Taxpayers who owe the Internal Revenue Service (IRS) know that their total balance owed includes tax, penalties, and interest. As many creditors do, the IRS charges penalties and interest on funds owed to them past the “due date.” To the government, taxes are always due on or before the original filing deadline, without extensions. For example, in a normal year (without a pandemic), April 15th is the due date for filing returns and paying the taxes due on Form 1040 (Individual Income Tax Return).

Many taxpayers use the option the IRS offers to request an automatic extension of extra time to file tax returns. This gives until October 15th of the same year to file the current return that’s due. Unfortunately, this is only an extension of time to file, not to pay the tax. While the IRS states that taxpayers need to pay the amount they will owe on that year’s return with their extension requests, many people find that this isn’t possible.

It’s important to know that the IRS charges Failure to Pay penalties for any tax that hasn’t been paid in full by the original due date. The farther past due the tax is, the higher the penalty is.
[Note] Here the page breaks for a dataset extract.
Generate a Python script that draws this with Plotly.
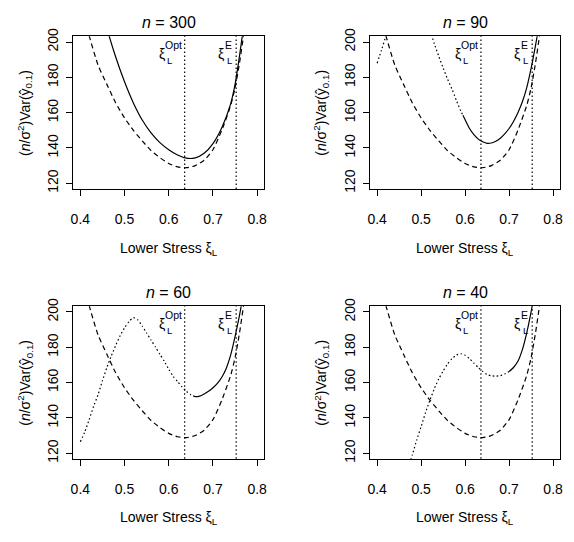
import plotly.graph_objects as go

# ---------------- data ----------------
n_values = [300, 90, 60, 40]
xi_opt = 0.636
xi_e = 0.7525

x_ticks = [0.4, 0.5, 0.6, 0.7, 0.8]
x_tick_text = ["0.4", "0.5", "0.6", "0.7", "0.8"]
y_ticks = [120, 140, 160, 180, 200]
y_tick_text = ["120", "140", "160", "180", "200"]

# asymptotic (large-sample) variance, dashed, same in every panel
x_asym = [0.41, 0.42, 0.44, 0.46, 0.48, 0.50, 0.52, 0.54, 0.56, 0.58, 0.60, 0.62,
          0.64, 0.66, 0.68, 0.70, 0.72, 0.74, 0.75, 0.76, 0.77, 0.78]
v_asym = [213, 203.5, 187, 176, 165.5, 157, 150, 144, 138.5, 134.5, 131.2, 129.3,
          128.8, 130, 133, 139, 150, 164, 174, 188, 205, 224]

# n = 300
x_solid_300 = [0.455, 0.46, 0.48, 0.50, 0.52, 0.54, 0.56, 0.58, 0.60, 0.62, 0.64,
               0.66, 0.68, 0.70, 0.72, 0.74, 0.75, 0.76, 0.77]
v_solid_300 = [213, 208, 191.5, 177.5, 165.5, 155.8, 148.5, 143, 139, 136, 134.2,
               134.4, 137, 142.5, 151.5, 165, 176, 192, 210]
x_dot_300 = []
v_dot_300 = []

# n = 90
x_solid_90 = [0.595, 0.60, 0.61, 0.62, 0.63, 0.64, 0.65, 0.66, 0.67, 0.68, 0.69,
              0.70, 0.71, 0.72, 0.73, 0.74, 0.75, 0.76, 0.765, 0.77]
v_solid_90 = [158.5, 156, 151, 147.5, 145, 143.5, 142.6, 142.8, 143.8, 145.5, 148,
              151, 155, 160, 166, 174, 185, 198, 205, 213]
x_dot_90 = [0.40, 0.41, 0.42, 0.43, None, 0.515, 0.52, 0.53, 0.54, 0.55, 0.56,
            0.57, 0.58, 0.59, 0.595]
v_dot_90 = [188, 195.5, 203.5, 212, None, 213, 207, 199, 192, 185.3, 179,
            173.4, 167, 161, 158.5]

# n = 60
x_solid_60 = [0.655, 0.66, 0.67, 0.68, 0.69, 0.70, 0.71, 0.72, 0.73, 0.74, 0.75,
              0.76, 0.765, 0.77]
v_solid_60 = [152.5, 152, 152.3, 153.5, 155, 157, 159.5, 163, 168, 175.5, 186,
              198, 205, 213]
x_dot_60 = [0.40, 0.41, 0.42, 0.43, 0.44, 0.45, 0.46, 0.47, 0.48, 0.49, 0.50,
            0.51, 0.52, 0.53, 0.54, 0.55, 0.56, 0.57, 0.58, 0.59, 0.60, 0.61,
            0.62, 0.63, 0.64, 0.65, 0.655]
v_dot_60 = [126.5, 132, 139, 146.5, 153, 161, 168.5, 175, 181, 186.5, 191,
            194.5, 196.7, 195.5, 192, 188, 184, 180, 176, 172, 167.5, 163.5,
            160.5, 157.5, 155, 153, 152.5]

# n = 40
x_solid_40 = [0.70, 0.71, 0.72, 0.73, 0.74, 0.75, 0.755, 0.76]
v_solid_40 = [166.2, 168.5, 172, 178.5, 188, 200, 207, 215]
x_dot_40 = [0.47, 0.48, 0.49, 0.50, 0.51, 0.52, 0.53, 0.54, 0.55, 0.56, 0.57,
            0.58, 0.59, 0.60, 0.61, 0.62, 0.63, 0.64, 0.65, 0.66, 0.67, 0.68,
            0.69, 0.70]
v_dot_40 = [112, 119, 127.5, 135, 143, 150, 156.5, 162, 166.5, 170.5, 173.5,
            175.5, 176.3, 175.5, 173.5, 171, 168.5, 166.3, 164.5, 163.8, 163.6,
            163.9, 164.8, 166.2]

solid_x = [x_solid_300, x_solid_90, x_solid_60, x_solid_40]
solid_v = [v_solid_300, v_solid_90, v_solid_60, v_solid_40]
dot_x = [x_dot_300, x_dot_90, x_dot_60, x_dot_40]
dot_v = [v_dot_300, v_dot_90, v_dot_60, v_dot_40]

# ---------------- layout helpers ----------------
W, H = 574, 542
FONT = "Liberation Sans, Arial, Helvetica, sans-serif"
# plot boxes in pixels: (left, right, top, bottom)
boxes = [(71, 264, 29, 185), (371, 563, 29, 185),
         (71, 264, 305, 461), (371, 563, 305, 461)]
X_RANGE = [0.384, 0.816]
Y_RANGE = [116.8, 203.2]

DASH = "5px,3.5px"
DOT = "1.5px,2.5px"
LW = 1.2


def px(x):
    return x / W


def py(y):
    return 1 - y / H


fig = go.Figure()
annotations = []
shapes = []
layout_axes = {}

for i, n in enumerate(n_values):
    sfx = "" if i == 0 else str(i + 1)
    xa, ya = "x" + sfx, "y" + sfx
    left, right, top, bottom = boxes[i]

    fig.add_trace(go.Scatter(x=x_asym, y=v_asym, mode="lines", xaxis=xa, yaxis=ya,
                             line=dict(color="black", width=LW, dash=DASH, shape="spline",
                                       smoothing=0.6),
                             showlegend=False, hoverinfo="skip"))
    if dot_x[i]:
        fig.add_trace(go.Scatter(x=dot_x[i], y=dot_v[i], mode="lines", xaxis=xa, yaxis=ya,
                                 connectgaps=False,
                                 line=dict(color="black", width=LW, dash=DOT, shape="spline",
                                           smoothing=0.6),
                                 showlegend=False, hoverinfo="skip"))
    fig.add_trace(go.Scatter(x=solid_x[i], y=solid_v[i], mode="lines", xaxis=xa, yaxis=ya,
                             line=dict(color="black", width=LW, shape="spline", smoothing=0.6),
                             showlegend=False, hoverinfo="skip"))

    layout_axes["xaxis" + sfx] = dict(
        domain=[px(left), px(right)], anchor=ya, range=X_RANGE,
        tickmode="array", tickvals=x_ticks, ticktext=x_tick_text,
        ticks="outside", ticklen=6, tickwidth=1, tickcolor="black",
        showline=True, linecolor="black", linewidth=1, mirror=True,
        showgrid=False, zeroline=False, ticklabelstandoff=11,
        tickfont=dict(family=FONT, size=14, color="black"),
    )
    layout_axes["yaxis" + sfx] = dict(
        domain=[py(bottom), py(top)], anchor=xa, range=Y_RANGE,
        tickmode="array", tickvals=y_ticks, ticktext=y_tick_text,
        ticks="outside", ticklen=6, tickwidth=1, tickcolor="black", tickangle=-90,
        showline=True, linecolor="black", linewidth=1, mirror=True,
        showgrid=False, zeroline=False, ticklabelstandoff=3,
        tickfont=dict(family=FONT, size=14, color="black"),
    )

    # vertical reference lines
    for xv in (xi_opt, xi_e):
        shapes.append(dict(type="line", xref=xa, yref=ya + " domain", x0=xv, x1=xv,
                           y0=0, y1=1, line=dict(color="black", width=LW, dash=DOT)))

    cx = (left + right) / 2
    cy = (top + bottom) / 2
    # panel title
    annotations.append(dict(text="<i>n</i> = %d" % n, x=px(cx), y=py(top - 14.5),
                            xref="paper", yref="paper", showarrow=False,
                            xanchor="center", yanchor="middle",
                            font=dict(family=FONT, size=16, color="black")))
    # axis titles
    annotations.append(dict(text="Lower Stress ξ<sub>L</sub>", x=px(cx), y=py(bottom + 61),
                            xref="paper", yref="paper", showarrow=False,
                            xanchor="center", yanchor="middle",
                            font=dict(family=FONT, size=14, color="black")))
    annotations.append(dict(text="(<i>n</i>/σ<sup>2</sup>)Var(y\u0302<sub>0.1</sub>)",
                            x=px(left - 49.5), y=py(cy), textangle=-90,
                            xref="paper", yref="paper", showarrow=False,
                            xanchor="center", yanchor="middle",
                            font=dict(family=FONT, size=14, color="black")))
    # ξ labels next to the vertical lines: ξ, superscript above-right, subscript L below-right
    for xv, sup, sh_sup, sh_xi in ((xi_opt, "Opt", -1.5, -19),
                                   (xi_e, "E", -3.3, -11)):
        annotations.append(dict(text=sup, x=xv, xref=xa, y=py(top + 9), yref="paper",
                                xshift=sh_sup, showarrow=False, xanchor="right",
                                yanchor="middle", borderpad=0,
                                font=dict(family=FONT, size=10.5, color="black")))
        annotations.append(dict(text="ξ", x=xv, xref=xa, y=py(top + 18), yref="paper",
                                xshift=sh_xi, showarrow=False, xanchor="right",
                                yanchor="middle", borderpad=0,
                                font=dict(family=FONT, size=14, color="black")))
        annotations.append(dict(text="L", x=xv, xref=xa, y=py(top + 25), yref="paper",
                                xshift=sh_xi + 0.5, showarrow=False, xanchor="left",
                                yanchor="middle", borderpad=0,
                                font=dict(family=FONT, size=9.5, color="black")))

fig.update_layout(
    width=W, height=H, margin=dict(l=0, r=0, t=0, b=0),
    paper_bgcolor="white", plot_bgcolor="white",
    font=dict(family=FONT, color="black"),
    annotations=annotations, shapes=shapes, showlegend=False,
    **layout_axes,
)

fig.write_html("out.html")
Since our tax system works on “pay-as-you-earn” system, the IRS always assumes that if a person has earned money, they have the ability to pay the tax owed on that income. Penalties are also charged for tax returns filed after the due date (including extensions granted by any timely filed requests).
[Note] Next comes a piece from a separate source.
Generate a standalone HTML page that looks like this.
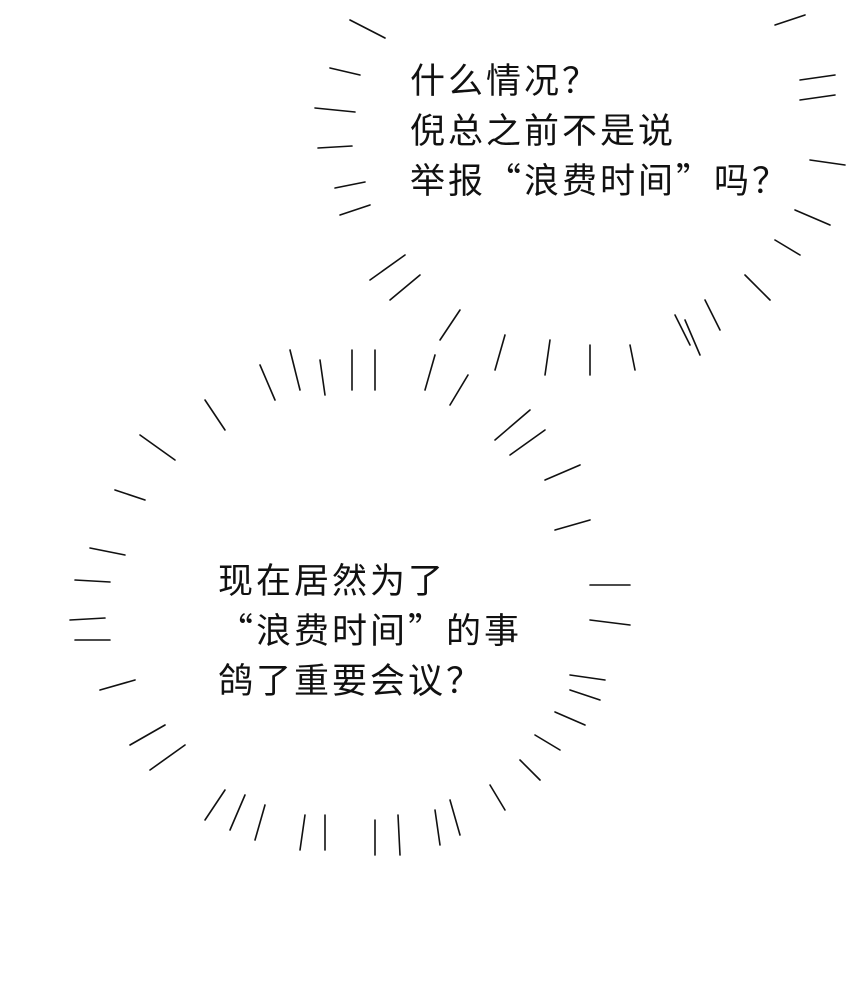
<!DOCTYPE html>
<html><head><meta charset="utf-8"><style>
html,body{margin:0;padding:0;background:#fff;}
.w{position:relative;width:850px;height:992px;overflow:hidden;background:#fff;}
svg{position:absolute;left:0;top:0;}
.t{position:absolute;font-family:"Noto Sans CJK SC","Liberation Sans",sans-serif;font-size:35px;letter-spacing:3px;line-height:50px;color:#111;white-space:nowrap;}
</style></head><body><div class="w">
<svg width="850" height="992" stroke="#111" stroke-width="1.6" stroke-linecap="round">
<line x1="350" y1="20" x2="385" y2="38"/><line x1="330" y1="68" x2="360" y2="75"/><line x1="315" y1="108" x2="355" y2="112"/><line x1="318" y1="148" x2="352" y2="146"/><line x1="335" y1="188" x2="365" y2="182"/><line x1="340" y1="215" x2="370" y2="205"/><line x1="370" y1="280" x2="405" y2="255"/><line x1="390" y1="300" x2="420" y2="275"/><line x1="440" y1="340" x2="460" y2="310"/><line x1="495" y1="370" x2="505" y2="335"/><line x1="545" y1="375" x2="550" y2="340"/><line x1="590" y1="375" x2="590" y2="345"/><line x1="635" y1="370" x2="630" y2="345"/><line x1="690" y1="345" x2="675" y2="315"/><line x1="700" y1="355" x2="685" y2="320"/><line x1="720" y1="330" x2="705" y2="300"/><line x1="770" y1="300" x2="745" y2="275"/><line x1="800" y1="255" x2="775" y2="240"/><line x1="830" y1="225" x2="795" y2="210"/><line x1="845" y1="165" x2="810" y2="160"/><line x1="835" y1="95" x2="800" y2="100"/><line x1="835" y1="75" x2="800" y2="80"/><line x1="805" y1="15" x2="775" y2="25"/>
<line x1="260" y1="365" x2="275" y2="400"/><line x1="290" y1="350" x2="300" y2="390"/><line x1="320" y1="360" x2="325" y2="395"/><line x1="352" y1="350" x2="352" y2="390"/><line x1="375" y1="350" x2="375" y2="390"/><line x1="435" y1="355" x2="425" y2="390"/><line x1="468" y1="375" x2="450" y2="405"/><line x1="530" y1="410" x2="495" y2="440"/><line x1="545" y1="430" x2="510" y2="455"/><line x1="580" y1="465" x2="545" y2="480"/><line x1="590" y1="520" x2="555" y2="530"/><line x1="630" y1="585" x2="590" y2="585"/><line x1="630" y1="625" x2="590" y2="620"/><line x1="605" y1="680" x2="570" y2="675"/><line x1="600" y1="700" x2="570" y2="690"/><line x1="585" y1="725" x2="555" y2="712"/><line x1="560" y1="750" x2="535" y2="735"/><line x1="540" y1="780" x2="520" y2="760"/><line x1="505" y1="810" x2="490" y2="785"/><line x1="460" y1="835" x2="450" y2="800"/><line x1="440" y1="845" x2="435" y2="810"/><line x1="400" y1="855" x2="398" y2="815"/><line x1="375" y1="855" x2="375" y2="820"/><line x1="325" y1="850" x2="325" y2="815"/><line x1="300" y1="850" x2="305" y2="815"/><line x1="255" y1="840" x2="265" y2="805"/><line x1="230" y1="830" x2="245" y2="795"/><line x1="205" y1="820" x2="225" y2="790"/><line x1="150" y1="770" x2="185" y2="745"/><line x1="130" y1="745" x2="165" y2="725"/><line x1="100" y1="690" x2="135" y2="680"/><line x1="75" y1="640" x2="110" y2="640"/><line x1="70" y1="620" x2="105" y2="618"/><line x1="75" y1="580" x2="110" y2="582"/><line x1="90" y1="548" x2="125" y2="555"/><line x1="115" y1="490" x2="145" y2="500"/><line x1="140" y1="435" x2="175" y2="460"/><line x1="205" y1="400" x2="225" y2="430"/>
</svg>
<div class="t" style="left:410px;top:54px;">什么情况？<br>倪总之前不是说<br>举报“浪费时间”吗？</div>
<div class="t" style="left:218px;top:554px;">现在居然为了<br>“浪费时间”的事<br>鸽了重要会议？</div>
</div></body></html>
One of the most common reasons people don’t remit payments with their extensions, aside from not knowing that they need to, is lack of funds. Fortunately, penalty relief is available for those who can establish that they had valid reasons for not paying the tax when it was due and/or filing their return(s) on time, in the form of a Penalty Abatement (abbreviated “PA”).

When the IRS decides whether to abate penalties from a taxpayer’s account, “reasonable cause” is always considered. IRS reasonable cause criteria, used to evaluate each taxpayer’s request, include but are not limited to:

  • Whether the taxpayer exercised ordinary business care and prudence. The IRS understands that unpredictable things sometimes happen, but they first need to confirm that if the extenuating event(s) hadn’t happened, the taxpayer would have paid their taxes on time, in full.
  • Death, serious illness, or unavoidable absence of the taxpayer or a member of the taxpayer’s immediate family. Death and illness are fairly self-explanatory. “Unavoidable absence” can include being out of the country, being incarcerated, or even being involved in an ill-timed traumatic event. Pop culture examples would include those who were directly affected by the sinking of the Titanic (which hit an iceberg on April 14, 1912 and sank early in the morning of April 15th) and the 3 astronauts stranded and fighting for their lives above the planet in the Apollo 13 disaster (which launched April 11, 1970 and landed back on Earth on April 17th). Based on the real situation, one of the characters in the movie even makes mention of needing to file an extension!
  • Fire, casualty, natural disaster (hurricane, flood, tornado, etc.), or other disturbance / official disaster area. A taxpayer impacted by these situations may be in need of necessities – food, clothing, shelter, etc. – and not be able to deal with less urgent tasks, like getting taxes prepared. If they can document that they were affected by natural disasters or other qualifying events described above, they can use this as the foundation for a PA. Sometimes this goes hand in hand with other, less-often used abatement criteria, like “unable to obtain records,” if those items were damaged or destroyed in the disaster. Affected persons in official, federally declared disaster areas will typically be granted extra time to file returns and/or make payments that would ordinarily be due in the near future, without the need to make a special request for these extensions.
  • Undue hardship. The IRS definition of “hardship” probably doesn’t match any definition that most of us know. They don’t look at whether we can afford to feed our families; lack of funds is not a reasonable cause to the IRS. To be successful at getting penalties abated under “hardship,” one needs to prove that monies that were available to pay the tax were instead spent to preserve the taxpayer’s ability to maintain their livelihood. An example of this features an uninsured, self-employed truck driver who had funds set aside to pay their taxes but unfortunately, suffered an injury to their eye. If they spent the money to treat their injury and preserve their vision, they wouldn’t also be able to pay their taxes when due; untreated, the injury would prevent them from working in the future. They were unable to comply with the payment requirement at that time, but paid the tax later.

When a taxpayer or tax professional prepares a written PA, they should use as many of the reasonable causes as apply to the taxpayer. They should also include as much documentation as is available to support the events they described. For example, if a medical situation is listed as a reason the taxpayer filed late or couldn’t pay the balance due on time, provide copies of medical records that clearly show the timeframe that the taxpayer was out of commission, or the out-of-pocket cost of the necessary medical care that they paid at the time instead of paying their taxes.

During review, IRS looks at how the qualifying event(s) directly affected the taxpayer during the tax year in which the income was earned and/or around the time that the tax return was due. They also consider whether the taxpayer has since fixed the problems that led to them owing and/or filing returns late. If they decide that an excessive period of time passed between the qualifying event and the time that the issue was addressed (return filed or tax paid), they may still deny the request.